Shenzhen I/O is also meant to be good, but I haven't played it.
Neither are even close in complexity or sheer number of instructions to x86, but then I get the sense that x86 tends to put people off assembly in a way that simpler architectures don't.
TIS-100 is a neat programming puzzle game. A lot of the programming challenges revolve around the limited nature of the CPU nodes in each system (two registers, no memory, very limited space for assembler source code). It's a fun game if you love to program. However, I found the later challenges somehow too frustrating and I haven't finished the game.
I learned to use Radare2 a bit during our company's last CTF, and while it's super awesome in terms of capabilities, the GUI story is terrible: if you start investigating, it seems there's a long debris trail of half-done GUIs where someone said, “Hey, this would be easier if there were a GUI”. Even the visual mode inside radare2 has completely different commands from the non-GUI mode, and you almost certainly need to switch back and forth.
If radare2 found a couple of undergrad usability students to contribute and then focused on consistency and bug-fixing, it would be able to live up to its truly amazing potential.
Radare, in my opinion, is mostly lacking on the user-experience sides. IDA is easier to pick-up and use. Also, I feel Radare's decompilers don't fare as-well as Hex-Rays. I equate this to Windbg - your best Windows debugger, which unfortunately is relatively tough to pick up (I'd argue, mostly due to poor UI choices). Forgoing that, Radare is absolutely packing.

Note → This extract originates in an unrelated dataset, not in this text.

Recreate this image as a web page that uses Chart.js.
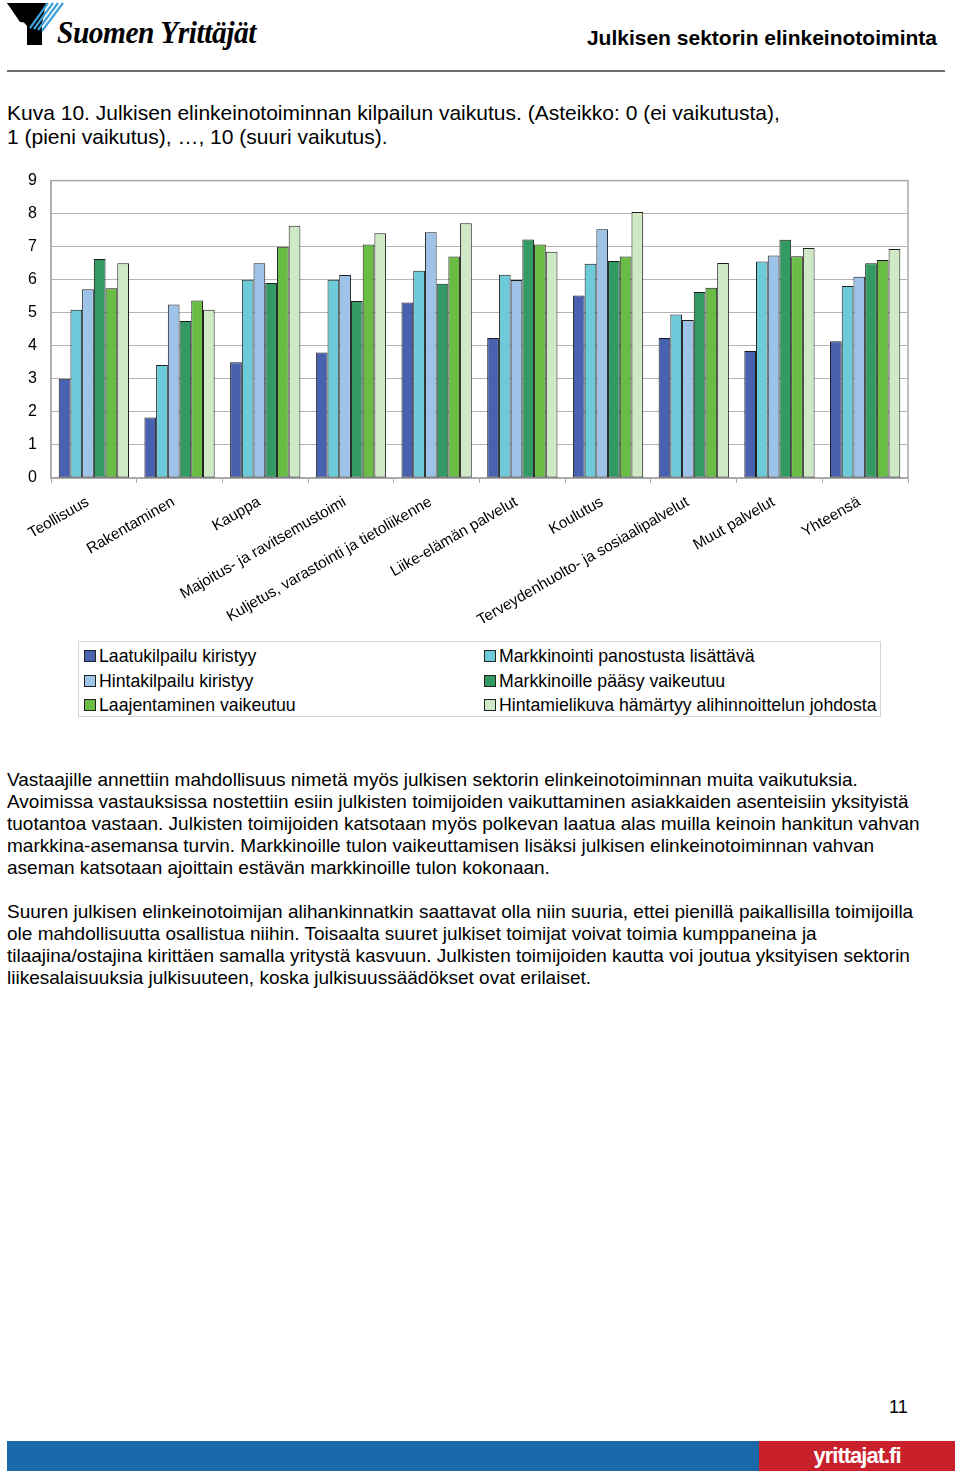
<!DOCTYPE html>
<html>
<head>
<meta charset="utf-8">
<script src="https://cdn.jsdelivr.net/npm/chart.js@4.4.1/dist/chart.umd.min.js"></script>
<style>
  body { margin: 0; width: 960px; height: 1472px; position: relative; background: #fff; font-family: Arial, "Liberation Sans", sans-serif; color: #000; overflow: hidden; }
  .abs { position: absolute; white-space: nowrap; }
  #logoText { left: 57px; top: 15px; font-family: "Liberation Serif", serif; font-weight: bold; font-style: italic; font-size: 31px; transform: scaleX(0.95); transform-origin: left top; letter-spacing: -0.5px; }
  #docTitle { right: 23px; top: 26px; font-weight: bold; font-size: 21px; }
  #rule { left: 7px; top: 70px; width: 938px; height: 2px; background: #6e6e6e; }
  #caption { left: 7px; top: 101px; font-size: 21px; line-height: 24px; }
  #chartBox { left: 0; top: 157px; width: 930px; height: 483px; }
  #legend { left: 78px; top: 641px; width: 801px; height: 74px; border: 1px solid #d4d4d4; }
  .lg { position: absolute; font-size: 17.7px; line-height: 20px; }
  .lg i { display: inline-block; width: 10px; height: 10px; border: 1px solid #222; margin-right: 3px; vertical-align: 0px; }
  #body { left: 7px; top: 769px; font-size: 19px; line-height: 22px; }
  #pageNo { left: 889px; top: 1397px; font-size: 18px; }
  #barBlue { left: 7px; top: 1441px; width: 752px; height: 30px; background: #1b69aa; }
  #barRed { left: 759px; top: 1441px; width: 196px; height: 30px; background: #c8212b; color: #fff; font-weight: bold; font-size: 22px; line-height: 30px; text-align: center; letter-spacing: -1px; }
</style>
</head>
<body>
<svg class="abs" style="left:0;top:0" width="70" height="50">
  <polygon points="7,3 46,3 27,26 27,45 42,45 42,24 20,22" fill="#000"/>
  <polygon points="7,3 27,26 42,24 46,3" fill="#000"/>
  <g stroke="#3fa0d8" stroke-width="2.2">
    <line x1="48" y1="3" x2="30" y2="28"/>
    <line x1="53" y1="3" x2="34" y2="29"/>
    <line x1="58" y1="3" x2="38" y2="30"/>
    <line x1="63" y1="3" x2="42" y2="31"/>
  </g>
</svg>
<div id="logoText" class="abs">Suomen Yrittäjät</div>
<div id="docTitle" class="abs">Julkisen sektorin elinkeinotoiminta</div>
<div id="rule" class="abs"></div>
<div id="caption" class="abs">Kuva 10. Julkisen elinkeinotoiminnan kilpailun vaikutus. (Asteikko: 0 (ei vaikutusta),<br>1 (pieni vaikutus), …, 10 (suuri vaikutus).</div>

<div id="chartBox" class="abs"><canvas id="chart" width="930" height="483"></canvas></div>
<div id="legend" class="abs"></div>

<div id="body" class="abs">Vastaajille annettiin mahdollisuus nimetä myös julkisen sektorin elinkeinotoiminnan muita vaikutuksia.<br>Avoimissa vastauksissa nostettiin esiin julkisten toimijoiden vaikuttaminen asiakkaiden asenteisiin yksityistä<br>tuotantoa vastaan. Julkisten toimijoiden katsotaan myös polkevan laatua alas muilla keinoin hankitun vahvan<br>markkina-asemansa turvin. Markkinoille tulon vaikeuttamisen lisäksi julkisen elinkeinotoiminnan vahvan<br>aseman katsotaan ajoittain estävän markkinoille tulon kokonaan.<br><br>Suuren julkisen elinkeinotoimijan alihankinnatkin saattavat olla niin suuria, ettei pienillä paikallisilla toimijoilla<br>ole mahdollisuutta osallistua niihin. Toisaalta suuret julkiset toimijat voivat toimia kumppaneina ja<br>tilaajina/ostajina kirittäen samalla yritystä kasvuun. Julkisten toimijoiden kautta voi joutua yksityisen sektorin<br>liikesalaisuuksia julkisuuteen, koska julkisuussäädökset ovat erilaiset.</div>

<div id="pageNo" class="abs">11</div>
<div id="barBlue" class="abs"></div>
<div id="barRed" class="abs">yrittajat.fi</div>

<script>
const categories = ['Teollisuus', 'Rakentaminen', 'Kauppa', 'Majoitus- ja ravitsemustoimi',
  'Kuljetus, varastointi ja tietoliikenne', 'Liike-elämän palvelut', 'Koulutus',
  'Terveydenhuolto- ja sosiaalipalvelut', 'Muut palvelut', 'Yhteensä'];

const seriesNames = ['Laatukilpailu kiristyy', 'Markkinointi panostusta lisättävä', 'Hintakilpailu kiristyy',
  'Markkinoille pääsy vaikeutuu', 'Laajentaminen vaikeutuu', 'Hintamielikuva hämärtyy alihinnoittelun johdosta'];

const laatukilpailu  = [3.0, 1.83, 3.5, 3.8, 5.31, 4.24, 5.52, 4.24, 3.84, 4.14];
const markkinointi   = [5.09, 3.42, 6.0, 6.0, 6.27, 6.15, 6.48, 4.95, 6.55, 5.81];
const hintakilpailu  = [5.71, 5.25, 6.5, 6.14, 7.44, 5.99, 7.53, 4.78, 6.73, 6.09];
const markkinoille   = [6.63, 4.75, 5.9, 5.36, 5.88, 7.22, 6.57, 5.63, 7.21, 6.5];
const laajentaminen  = [5.74, 5.37, 7.0, 7.07, 6.7, 7.07, 6.7, 5.76, 6.71, 6.6];
const hintamielikuva = [6.5, 5.09, 7.63, 7.41, 7.71, 6.85, 8.05, 6.51, 6.96, 6.93];

const yTicks = [0, 1, 2, 3, 4, 5, 6, 7, 8, 9];

const colors = ['#4862b0', '#6ccad9', '#9ec3e8', '#349a64', '#69bd45', '#cfe8c6'];
const values = [laatukilpailu, markkinointi, hintakilpailu, markkinoille, laajentaminen, hintamielikuva];

Chart.defaults.font.family = 'Arial, "Liberation Sans", sans-serif';
Chart.defaults.color = '#000';

// gray frame round the plot area
const frame = {
  id: 'frame',
  beforeDatasetsDraw(chart) {
    let a = chart.chartArea, ctx = chart.ctx;
    ctx.save();
    ctx.strokeStyle = '#a8a8a8';
    ctx.lineWidth = 1.5;
    ctx.strokeRect(a.left, a.top, a.right - a.left, a.bottom - a.top);
    ctx.restore();
  }
};

let chart = new Chart(document.getElementById('chart'), {
  type: 'bar',
  data: {
    labels: categories,
    datasets: seriesNames.map((name, i) => ({
      label: name,
      data: values[i],
      backgroundColor: colors[i],
      borderColor: '#1c1c1c',
      borderWidth: 1,
      borderSkipped: false,
      categoryPercentage: 0.82,
      barPercentage: 1.0
    }))
  },
  options: {
    responsive: false,
    animation: false,
    layout: { padding: { top: 2, right: 22, left: 0, bottom: 0 } },
    plugins: { legend: { display: false }, tooltip: { enabled: false } },
    scales: {
      y: {
        min: 0, max: 9,
        afterBuildTicks(scale) { scale.ticks = yTicks.map(v => ({ value: v })); },
        afterFit(scale) { scale.width = 51; },
        ticks: { font: { size: 16 }, padding: 14 },
        grid: { color: '#b4b4b4', lineWidth: 1, drawTicks: false },
        border: { color: '#a8a8a8', width: 1.5 }
      },
      x: {
        afterFit(scale) { scale.height = 162; },
        ticks: { font: { size: 15.3 }, minRotation: 30, maxRotation: 30, autoSkip: false, padding: 10, labelOffset: -6 },
        grid: { offset: true, drawOnChartArea: false, drawTicks: true, tickLength: 5, color: '#a8a8a8' },
        border: { color: '#a8a8a8', width: 1.5 }
      }
    }
  },
  plugins: [frame]
});

// legend: two columns, filled row by row
let legend = document.getElementById('legend');
chart.data.datasets.forEach((ds, i) => {
  let item = document.createElement('div');
  item.className = 'lg';
  item.style.left = (i % 2 ? 405 : 5) + 'px';
  item.style.top = (4 + Math.floor(i / 2) * 24.5) + 'px';
  item.innerHTML = `<i style="background:${ds.backgroundColor}"></i>${ds.label}`;
  legend.appendChild(item);
});
</script>
</body>
</html>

I've moved on to reverse most of my projects with Radare. I'm still missing a handful of small features/plugins from IDA, but it's not a big issue.
There are more alternatives to IDA Pro. Hopper Disassembler is one. Binary Ninja (binja) is another.
Here is an independent review of Binary Ninja: https://www.trailofbits.com/research-and-development/binja/
Here is the project itself: https://binary.ninja/
I happen to know most of the people involved in Binary Ninja. They do great work. They really understand security and the need to operate off-line.